→ **SET PROBLEM**
Extract everything from the first line through the line with "from matplotlib.ticker import FuncFormatter", both ends included, except for any pictures.

Figure scripts

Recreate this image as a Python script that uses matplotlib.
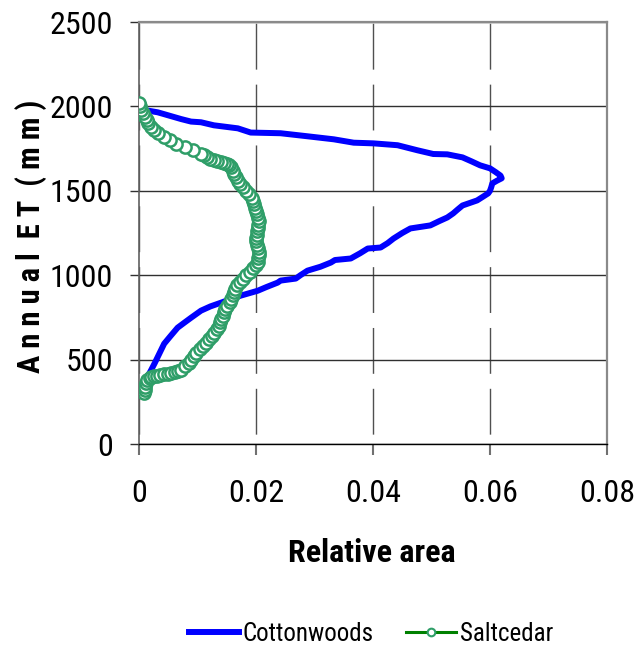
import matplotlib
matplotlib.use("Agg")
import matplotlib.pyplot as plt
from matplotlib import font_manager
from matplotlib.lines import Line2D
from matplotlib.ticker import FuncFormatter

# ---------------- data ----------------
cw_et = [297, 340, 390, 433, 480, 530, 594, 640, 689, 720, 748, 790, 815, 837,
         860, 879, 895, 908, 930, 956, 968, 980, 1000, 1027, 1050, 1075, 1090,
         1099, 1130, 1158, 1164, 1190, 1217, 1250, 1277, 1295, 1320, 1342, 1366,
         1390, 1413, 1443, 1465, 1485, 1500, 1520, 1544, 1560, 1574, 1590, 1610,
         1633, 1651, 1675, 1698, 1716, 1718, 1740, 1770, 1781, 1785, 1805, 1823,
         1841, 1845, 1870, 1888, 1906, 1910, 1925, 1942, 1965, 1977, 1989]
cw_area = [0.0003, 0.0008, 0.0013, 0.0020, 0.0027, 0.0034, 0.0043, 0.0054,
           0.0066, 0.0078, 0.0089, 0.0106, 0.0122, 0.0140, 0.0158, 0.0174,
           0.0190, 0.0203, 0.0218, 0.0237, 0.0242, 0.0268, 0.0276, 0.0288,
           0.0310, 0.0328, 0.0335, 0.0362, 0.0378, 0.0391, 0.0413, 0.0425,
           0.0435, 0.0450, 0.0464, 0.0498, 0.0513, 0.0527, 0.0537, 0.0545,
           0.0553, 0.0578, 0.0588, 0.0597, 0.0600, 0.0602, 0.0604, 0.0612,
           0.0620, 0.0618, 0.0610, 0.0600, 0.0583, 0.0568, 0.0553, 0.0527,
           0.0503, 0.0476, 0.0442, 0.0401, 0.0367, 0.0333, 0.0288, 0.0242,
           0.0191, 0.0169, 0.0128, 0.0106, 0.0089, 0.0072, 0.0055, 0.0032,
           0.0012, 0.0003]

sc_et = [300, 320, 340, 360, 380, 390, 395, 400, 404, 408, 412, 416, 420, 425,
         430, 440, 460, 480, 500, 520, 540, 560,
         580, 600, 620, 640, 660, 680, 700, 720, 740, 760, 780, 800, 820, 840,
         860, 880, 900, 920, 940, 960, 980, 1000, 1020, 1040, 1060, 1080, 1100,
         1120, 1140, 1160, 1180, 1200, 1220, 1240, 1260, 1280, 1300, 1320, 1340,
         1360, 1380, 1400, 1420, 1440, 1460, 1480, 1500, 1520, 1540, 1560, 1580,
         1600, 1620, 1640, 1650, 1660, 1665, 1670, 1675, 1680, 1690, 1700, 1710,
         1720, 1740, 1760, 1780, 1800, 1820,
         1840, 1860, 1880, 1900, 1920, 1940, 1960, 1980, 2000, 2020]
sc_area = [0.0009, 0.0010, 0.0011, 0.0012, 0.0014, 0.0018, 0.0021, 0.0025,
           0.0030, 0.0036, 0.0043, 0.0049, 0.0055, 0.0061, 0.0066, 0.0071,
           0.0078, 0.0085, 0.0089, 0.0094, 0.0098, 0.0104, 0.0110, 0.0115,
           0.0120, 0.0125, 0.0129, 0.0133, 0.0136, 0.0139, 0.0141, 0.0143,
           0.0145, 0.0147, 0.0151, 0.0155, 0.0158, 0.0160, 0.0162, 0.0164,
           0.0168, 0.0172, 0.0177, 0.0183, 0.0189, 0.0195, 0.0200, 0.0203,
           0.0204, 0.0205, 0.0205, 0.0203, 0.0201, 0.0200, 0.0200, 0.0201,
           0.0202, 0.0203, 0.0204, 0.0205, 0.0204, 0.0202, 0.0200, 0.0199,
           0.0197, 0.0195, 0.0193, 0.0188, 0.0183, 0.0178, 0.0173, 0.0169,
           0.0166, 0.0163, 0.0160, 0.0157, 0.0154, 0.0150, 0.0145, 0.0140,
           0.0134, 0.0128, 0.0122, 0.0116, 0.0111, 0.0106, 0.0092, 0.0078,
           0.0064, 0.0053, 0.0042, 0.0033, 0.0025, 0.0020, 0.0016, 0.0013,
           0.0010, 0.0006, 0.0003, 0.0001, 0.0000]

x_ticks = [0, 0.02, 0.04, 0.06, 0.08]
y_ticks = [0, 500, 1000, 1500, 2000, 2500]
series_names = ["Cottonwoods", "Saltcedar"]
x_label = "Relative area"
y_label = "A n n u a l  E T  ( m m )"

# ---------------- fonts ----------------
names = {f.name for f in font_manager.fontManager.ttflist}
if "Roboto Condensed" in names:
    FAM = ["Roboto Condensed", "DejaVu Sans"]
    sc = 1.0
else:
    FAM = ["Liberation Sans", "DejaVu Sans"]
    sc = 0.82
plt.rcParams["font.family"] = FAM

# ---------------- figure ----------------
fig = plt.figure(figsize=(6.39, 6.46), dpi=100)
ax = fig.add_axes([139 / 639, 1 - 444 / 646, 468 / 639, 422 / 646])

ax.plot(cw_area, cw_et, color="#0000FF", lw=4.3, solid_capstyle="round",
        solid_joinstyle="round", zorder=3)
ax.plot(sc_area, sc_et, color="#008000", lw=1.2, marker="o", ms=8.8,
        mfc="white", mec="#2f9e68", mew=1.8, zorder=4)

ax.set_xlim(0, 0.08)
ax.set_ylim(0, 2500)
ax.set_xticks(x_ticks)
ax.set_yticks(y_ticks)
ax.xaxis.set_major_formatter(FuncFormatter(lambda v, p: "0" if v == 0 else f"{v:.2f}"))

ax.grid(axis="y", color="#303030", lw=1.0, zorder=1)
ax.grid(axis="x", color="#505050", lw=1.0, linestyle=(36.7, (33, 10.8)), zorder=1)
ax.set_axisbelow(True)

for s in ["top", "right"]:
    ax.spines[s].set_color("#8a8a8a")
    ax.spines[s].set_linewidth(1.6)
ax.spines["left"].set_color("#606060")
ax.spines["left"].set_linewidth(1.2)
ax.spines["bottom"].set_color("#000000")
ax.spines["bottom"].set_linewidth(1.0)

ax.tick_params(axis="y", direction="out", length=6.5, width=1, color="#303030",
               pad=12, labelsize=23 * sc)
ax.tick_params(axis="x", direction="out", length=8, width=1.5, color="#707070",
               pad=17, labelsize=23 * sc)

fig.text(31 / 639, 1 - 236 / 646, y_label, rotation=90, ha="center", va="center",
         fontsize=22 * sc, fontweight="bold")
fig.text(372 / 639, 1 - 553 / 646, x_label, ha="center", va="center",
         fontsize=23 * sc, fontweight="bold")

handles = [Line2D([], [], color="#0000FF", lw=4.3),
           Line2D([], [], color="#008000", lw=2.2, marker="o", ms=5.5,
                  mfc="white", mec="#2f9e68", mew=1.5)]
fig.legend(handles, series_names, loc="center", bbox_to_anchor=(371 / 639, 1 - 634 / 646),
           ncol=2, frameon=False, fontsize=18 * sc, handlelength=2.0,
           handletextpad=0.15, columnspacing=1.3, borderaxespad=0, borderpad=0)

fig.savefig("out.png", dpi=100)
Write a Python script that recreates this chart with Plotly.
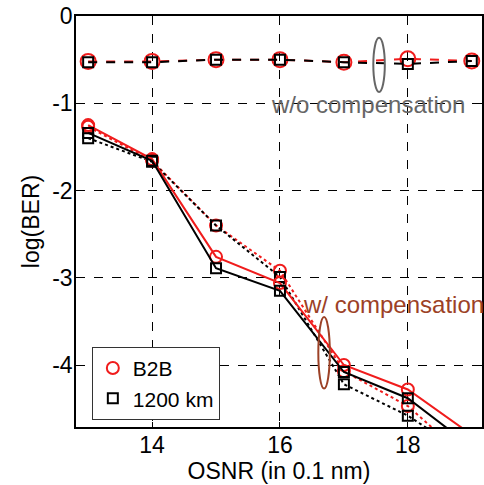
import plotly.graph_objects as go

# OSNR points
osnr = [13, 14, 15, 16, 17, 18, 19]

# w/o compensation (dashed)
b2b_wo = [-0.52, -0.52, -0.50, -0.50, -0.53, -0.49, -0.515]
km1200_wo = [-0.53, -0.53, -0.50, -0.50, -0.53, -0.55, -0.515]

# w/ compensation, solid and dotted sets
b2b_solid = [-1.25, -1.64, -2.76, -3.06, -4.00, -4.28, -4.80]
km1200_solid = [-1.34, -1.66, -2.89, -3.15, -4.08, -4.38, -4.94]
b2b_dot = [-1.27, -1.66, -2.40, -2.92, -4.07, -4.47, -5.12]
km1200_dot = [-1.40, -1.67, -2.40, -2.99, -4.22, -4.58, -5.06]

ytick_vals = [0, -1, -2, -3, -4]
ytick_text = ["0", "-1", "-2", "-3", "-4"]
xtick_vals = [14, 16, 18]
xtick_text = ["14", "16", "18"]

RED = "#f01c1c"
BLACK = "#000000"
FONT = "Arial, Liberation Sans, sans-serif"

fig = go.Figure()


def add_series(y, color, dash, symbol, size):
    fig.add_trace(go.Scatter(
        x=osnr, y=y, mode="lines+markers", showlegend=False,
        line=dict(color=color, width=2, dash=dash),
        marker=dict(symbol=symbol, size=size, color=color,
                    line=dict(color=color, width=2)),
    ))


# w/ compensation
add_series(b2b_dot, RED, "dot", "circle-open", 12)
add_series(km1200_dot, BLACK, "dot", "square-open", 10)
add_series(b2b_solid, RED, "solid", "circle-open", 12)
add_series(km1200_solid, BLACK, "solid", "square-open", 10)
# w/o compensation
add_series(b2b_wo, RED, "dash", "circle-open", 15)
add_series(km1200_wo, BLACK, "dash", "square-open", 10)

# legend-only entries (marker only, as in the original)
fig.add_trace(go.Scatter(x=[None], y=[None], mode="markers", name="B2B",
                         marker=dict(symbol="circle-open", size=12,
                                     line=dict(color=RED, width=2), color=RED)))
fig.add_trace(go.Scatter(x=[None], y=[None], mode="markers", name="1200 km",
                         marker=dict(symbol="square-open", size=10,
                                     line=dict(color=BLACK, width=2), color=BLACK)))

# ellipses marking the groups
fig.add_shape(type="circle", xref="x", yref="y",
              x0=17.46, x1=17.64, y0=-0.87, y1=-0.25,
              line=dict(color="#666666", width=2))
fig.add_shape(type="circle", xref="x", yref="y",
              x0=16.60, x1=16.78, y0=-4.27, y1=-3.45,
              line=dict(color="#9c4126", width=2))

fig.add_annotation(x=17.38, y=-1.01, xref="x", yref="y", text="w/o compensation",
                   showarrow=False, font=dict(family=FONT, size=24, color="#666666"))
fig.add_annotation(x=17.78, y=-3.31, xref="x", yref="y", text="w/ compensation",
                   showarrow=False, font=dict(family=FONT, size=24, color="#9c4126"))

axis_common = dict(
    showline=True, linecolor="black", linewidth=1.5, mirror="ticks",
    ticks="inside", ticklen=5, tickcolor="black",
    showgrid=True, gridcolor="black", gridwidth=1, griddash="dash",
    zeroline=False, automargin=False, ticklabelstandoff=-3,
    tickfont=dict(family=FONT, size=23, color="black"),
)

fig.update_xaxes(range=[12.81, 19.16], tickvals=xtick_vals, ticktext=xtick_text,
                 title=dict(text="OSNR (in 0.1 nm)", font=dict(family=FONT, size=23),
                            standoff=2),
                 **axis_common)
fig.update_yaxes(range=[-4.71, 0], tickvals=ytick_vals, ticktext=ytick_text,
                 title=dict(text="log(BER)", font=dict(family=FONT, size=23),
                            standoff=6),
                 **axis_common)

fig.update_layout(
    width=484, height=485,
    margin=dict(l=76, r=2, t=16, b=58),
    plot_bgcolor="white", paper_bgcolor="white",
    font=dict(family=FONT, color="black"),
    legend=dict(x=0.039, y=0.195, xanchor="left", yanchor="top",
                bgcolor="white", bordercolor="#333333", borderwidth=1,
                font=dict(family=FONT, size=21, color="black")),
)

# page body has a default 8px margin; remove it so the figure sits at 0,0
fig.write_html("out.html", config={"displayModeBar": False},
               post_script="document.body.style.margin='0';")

→ **COMPLETED EXERCISE**
Recreate this image as a Python script that uses matplotlib.
import matplotlib
matplotlib.use("Agg")
import matplotlib.pyplot as plt
from matplotlib import font_manager
from matplotlib.lines import Line2D
from matplotlib.ticker import FuncFormatter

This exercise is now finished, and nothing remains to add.